= Ramon O'Callaghan =

Spanish engineer (born 1954)

Ramón O'Callaghan (born 1954) is a Spanish organizational theorist, emeritus professor of information systems and innovation management at the Tilburg University, former dean of Porto Business School, at the University of Porto in Porto, Portugal, and current President of Gisma University of Applied Sciences in Potsdam and Berlin, Germany. He is particularly known for his work on electronic data interchange.

== Biography ==
Born 1954, O'Callaghan received an engineer's degree from the Universitat Politècnica de Catalunya in 1976, an MBA from IESE Business School in 1983, and a Doctor of Business Administration from Harvard Business School in 1989.

O'Callaghan started his academic career as researcher at the Cybernetics Institute of the Universitat Politècnica de Catalunya in 1976. From 1977 to 1989, he spend time in industry with Texas Instruments as sales engineer and project manager; at Codorníu Winery as controller; at Harvard Business School as researcher; and at the management consulting firm Institut Cerdà as director.
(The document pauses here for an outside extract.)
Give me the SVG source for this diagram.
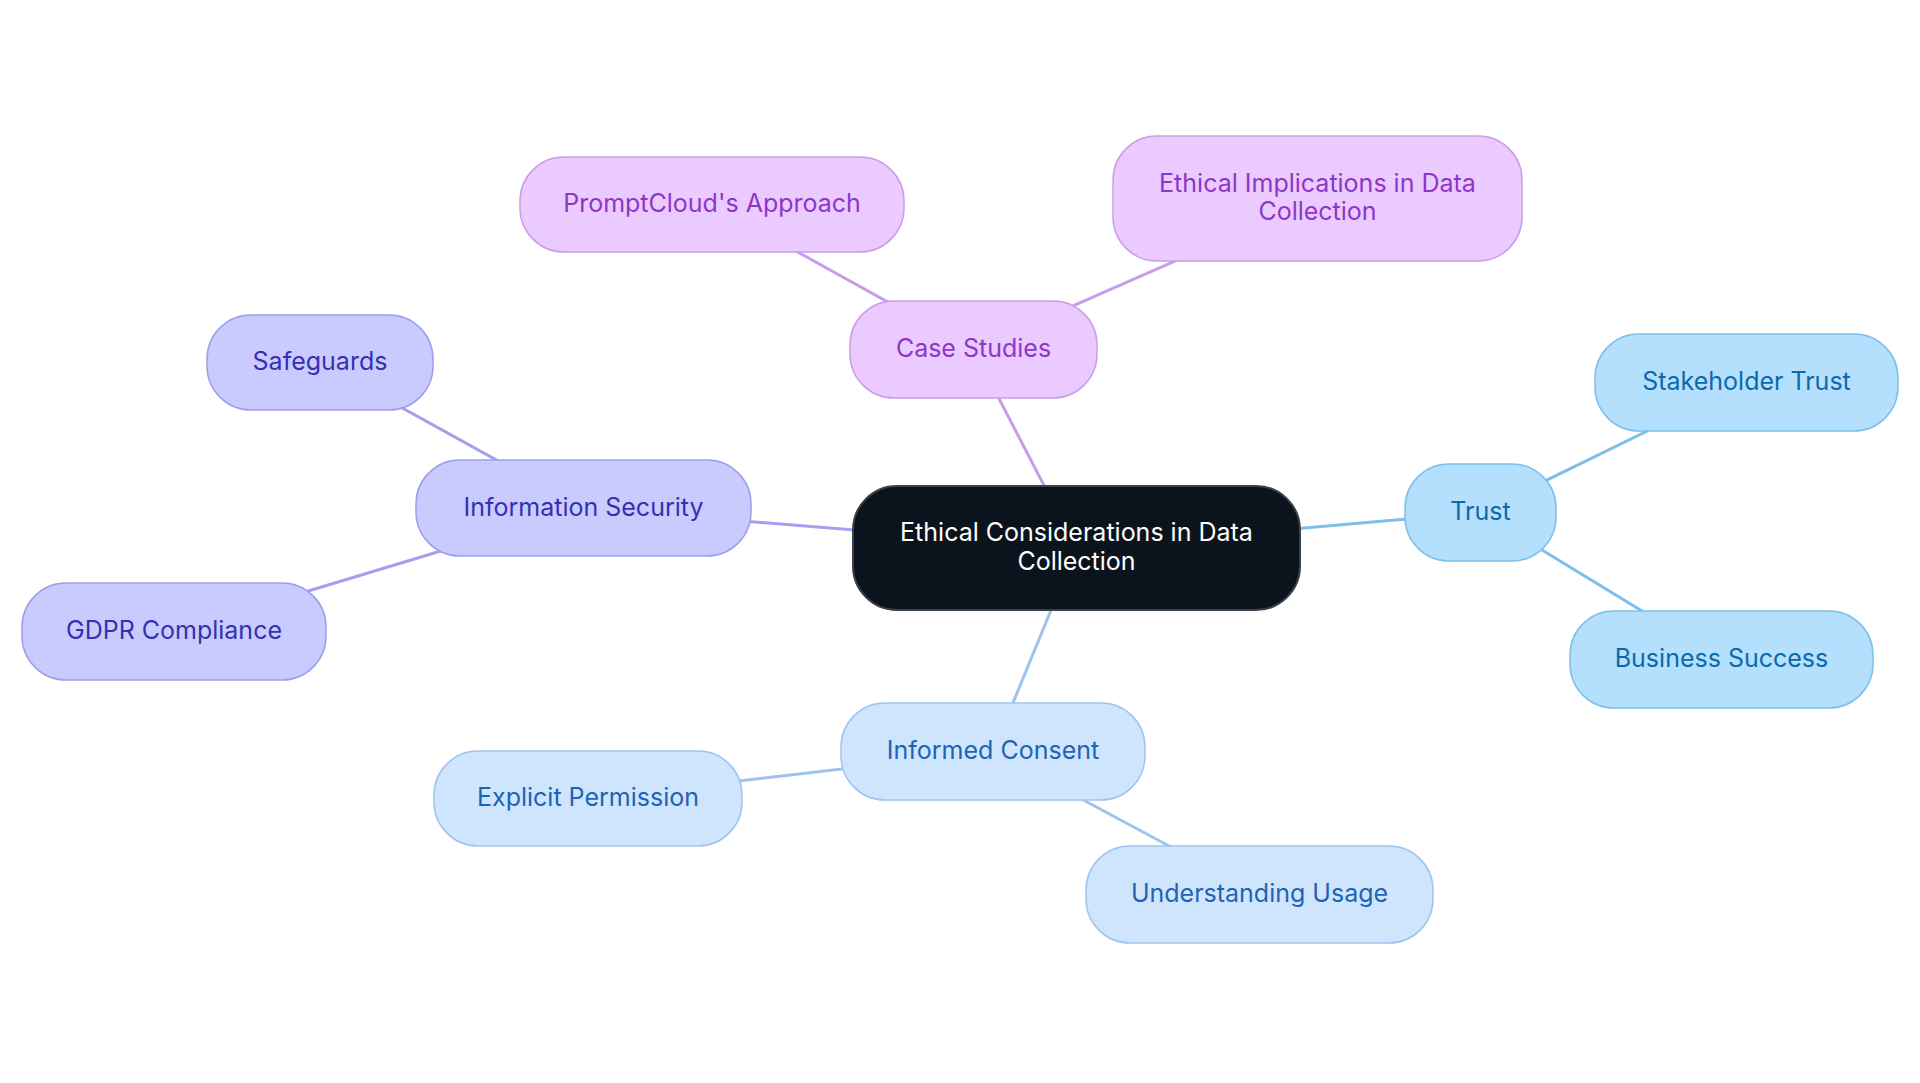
<svg xmlns="http://www.w3.org/2000/svg" width="1920" height="1083" viewBox="0 0 1920 1083">
<style>
text{font-family:Inter,"Noto Sans",sans-serif;font-size:25px;text-anchor:middle}
.edge{stroke-width:3;fill:none;stroke-linecap:round}
.pe{stroke:#c69deb}.ie{stroke:#a3a1ec}.se{stroke:#7fbfea}.be{stroke:#9fc3ec}
.root rect{fill:#0b141c;stroke:#3a4047;stroke-width:2}
.root text{fill:#ffffff}
.p rect{fill:#eacaff;stroke:#cb9deb;stroke-width:1.5}.p text{fill:#8e36c8}
.i rect{fill:#c9cbff;stroke:#9d9fea;stroke-width:1.5}.i text{fill:#3431b0}
.s rect{fill:#b4dffd;stroke:#7ec0ea;stroke-width:1.5}.s text{fill:#0b6aab}
.b rect{fill:#cfe4fd;stroke:#9fc5ee;stroke-width:1.5}.b text{fill:#1d64b4}
</style>
<rect width="1920" height="1083" fill="#ffffff"/>
<g id="connectors">
<line class="edge pe" x1="1076.5" y1="548" x2="973.5" y2="349.5"/>
<line class="edge pe" x1="973.5" y1="349.5" x2="712" y2="204.5"/>
<line class="edge pe" x1="973.5" y1="349.5" x2="1317.5" y2="198.5"/>
<line class="edge ie" x1="1076.5" y1="548" x2="583.5" y2="508"/>
<line class="edge ie" x1="583.5" y1="508" x2="320" y2="362.5"/>
<line class="edge ie" x1="583.5" y1="508" x2="174" y2="631.5"/>
<line class="edge se" x1="1076.5" y1="548" x2="1480.5" y2="512.5"/>
<line class="edge se" x1="1480.5" y1="512.5" x2="1746.5" y2="382.5"/>
<line class="edge se" x1="1480.5" y1="512.5" x2="1721.5" y2="659.5"/>
<line class="edge be" x1="1076.5" y1="548" x2="993" y2="751.5"/>
<line class="edge be" x1="993" y1="751.5" x2="588" y2="798.5"/>
<line class="edge be" x1="993" y1="751.5" x2="1259.5" y2="894.5"/>
</g>
<g id="root" class="root">
<rect x="853" y="486" width="447" height="124" rx="44"/>
<text x="1076.5" y="540.5">Ethical Considerations in Data</text>
<text x="1076.5" y="569.5">Collection</text>
</g>
<g id="case-studies" class="p">
<rect x="850" y="301" width="247" height="97" rx="44"/>
<text x="973.5" y="357">Case Studies</text>
</g>
<g id="promptcloud" class="p">
<rect x="520" y="157" width="384" height="95" rx="44"/>
<text x="712" y="212">PromptCloud's Approach</text>
</g>
<g id="ethical-implications" class="p">
<rect x="1113" y="136" width="409" height="125" rx="44"/>
<text x="1317.5" y="191.5">Ethical Implications in Data</text>
<text x="1317.5" y="220">Collection</text>
</g>
<g id="information-security" class="i">
<rect x="416" y="460" width="335" height="96" rx="44"/>
<text x="583.5" y="516">Information Security</text>
</g>
<g id="safeguards" class="i">
<rect x="207" y="315" width="226" height="95" rx="44"/>
<text x="320" y="370">Safeguards</text>
</g>
<g id="gdpr" class="i">
<rect x="22" y="583" width="304" height="97" rx="44"/>
<text x="174" y="639">GDPR Compliance</text>
</g>
<g id="trust" class="s">
<rect x="1405" y="464" width="151" height="97" rx="44"/>
<text x="1480.5" y="520">Trust</text>
</g>
<g id="stakeholder-trust" class="s">
<rect x="1595" y="334" width="303" height="97" rx="44"/>
<text x="1746.5" y="390">Stakeholder Trust</text>
</g>
<g id="business-success" class="s">
<rect x="1570" y="611" width="303" height="97" rx="44"/>
<text x="1721.5" y="667">Business Success</text>
</g>
<g id="informed-consent" class="b">
<rect x="841" y="703" width="304" height="97" rx="44"/>
<text x="993" y="759">Informed Consent</text>
</g>
<g id="explicit-permission" class="b">
<rect x="434" y="751" width="308" height="95" rx="44"/>
<text x="588" y="806">Explicit Permission</text>
</g>
<g id="understanding-usage" class="b">
<rect x="1086" y="846" width="347" height="97" rx="44"/>
<text x="1259.5" y="902">Understanding Usage</text>
</g>
</svg>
Back in Spain in 1989 he became associate professor at the IESE Business School.

In 1994, he moved to the Netherlands to the Nyenrode Business Universiteit, where he became director of the MBA program. From 1997 to 2013, he was professor of information systems at Tilburg University. There he also directed the MBA program, and other masters programs for some years, and was dean of the TIAS School for Business and Society from 2009 to 2012 as successor of Philippe Naert. He was also associated with the Open University of Catalonia and the Universidad de Deusto. From 2013 to 2015, he was dean of the graduate school of business at Nazarbayev University.

==Selected publications==
O'Callaghan has published numerous articles in the field of strategic management of technology. Books, a selection:
- 1995, EDI in Europe : how it works in practice. With Helmut Krcmar and Niels Bjørn-Andersen. Chichester; New York : Wiley. ISBN 978-0-471-95354-8.
- 2005. Transforming enterprise : the economic and social implications of information technology. With William H. Dutton, Brian Kahin, and Andrew W. Wyckoff (eds). Cambridge, Mass. : MIT Press. ISBN 978-0-262-54177-0.

Articles, a selection:
- O'Callaghan, Ramon, Patrick J. Kaufmann, and Benn R. Konsynski. "Adoption correlates and share effects of electronic data interchange systems in marketing channels." The Journal of Marketing (1992): 45-56.
- O'Callaghan, Ramon, and Jon A. Turner. "Electronic Data Interchange Concepts and Issues." (1995).
- Peterson, Ryan R., Ramon O'Callaghan, and Piet Ribbers. "Information technology governance by design: investigating hybrid configurations and integration mechanisms." Proceedings of the twenty first international conference on Information systems. Association for Information Systems, 2000.